We were in a rush that day, so he got his hair cut by an older gentleman named William. Because William could see Jack was not keen on getting his hair cut at all, he made the unfortunate move of keeping it somewhere between long and short on top, which in this family translates into "big." It looked like something to which the words "wedge," "stacked," and possibly "mushroom" would apply.
If you were Rickie Schroeder in Silver Spoons or even Zach or Cody in the early years of The Suite Life, it might have been okay. But if you were Jack Donaldson, not so much.
But I've not been known for staying on top of our family's grooming. My own gray roots inspired the name of this blog. And I never once let Margaret get bangs, not even as a toddler, because I knew I was never going to be able to keep up with that shit. It was like, get your back to school haircut, and we'll revisit "hair" sometime next spring. So instead of cutting our losses and returning to cut Jack's hair shorter, we sent him off to experience a large portion of the school year with a mushroom head. His friends at school were amused.
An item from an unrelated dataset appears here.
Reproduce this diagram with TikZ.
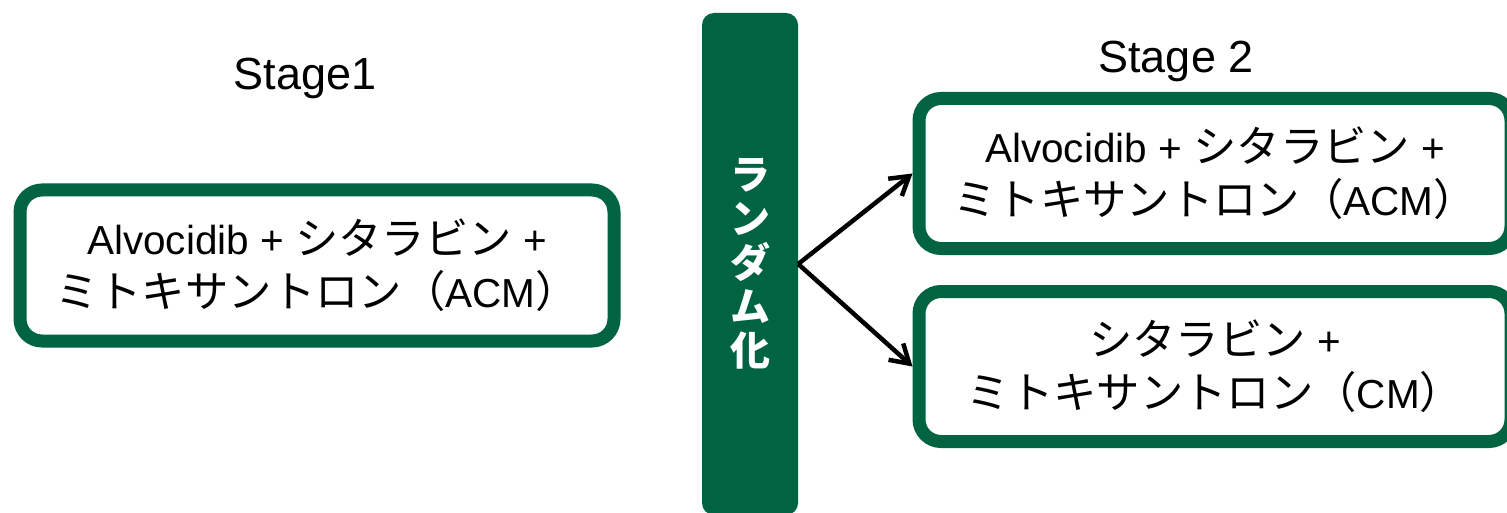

I tell you this because over the course of 6th grade Jack (with some helpful pointers from Margaret and me) came to realize he looked better with short hair. The growing out stage was just too unsightly. By the time the summer before 7th grade rolled around, he was keeping it pretty short, asking for several cuts on his own accord. He didn't need much of a back to school cut, but as you know, Jack loved tradition, so off to the barber shop we went right after supply drop off.
"I hope it's not William," he said as we parked the car, remembering the worst haircut of his life. "William doesn't even work here anymore," I replied. "There's some new old guy." Jack sighed, knowing that neither of us had the guts to make waves if the old guy's chair was open. Our family has a whole underdog thing going on as well as a genetic inability to speak up.
We walked in and took our seats next to the wooden checkerboard.
Betty and Susanna were both busy cutting hair, and the new guy was free as a bird.
"Ready for a cut?" he called out, picking up the plastic cape to put around Jack's shoulders.
"We're going to wait for Susanna today." I said.
And Jack looked at me and smiled a little smile. Not big enough to make the old man feel bad, but big enough for me to notice.
I haven't always done the right thing as a parent. Not by a long shot. And I had no idea I'd have only 48 hours left with my boy. But in that one little moment, I was Super Mom.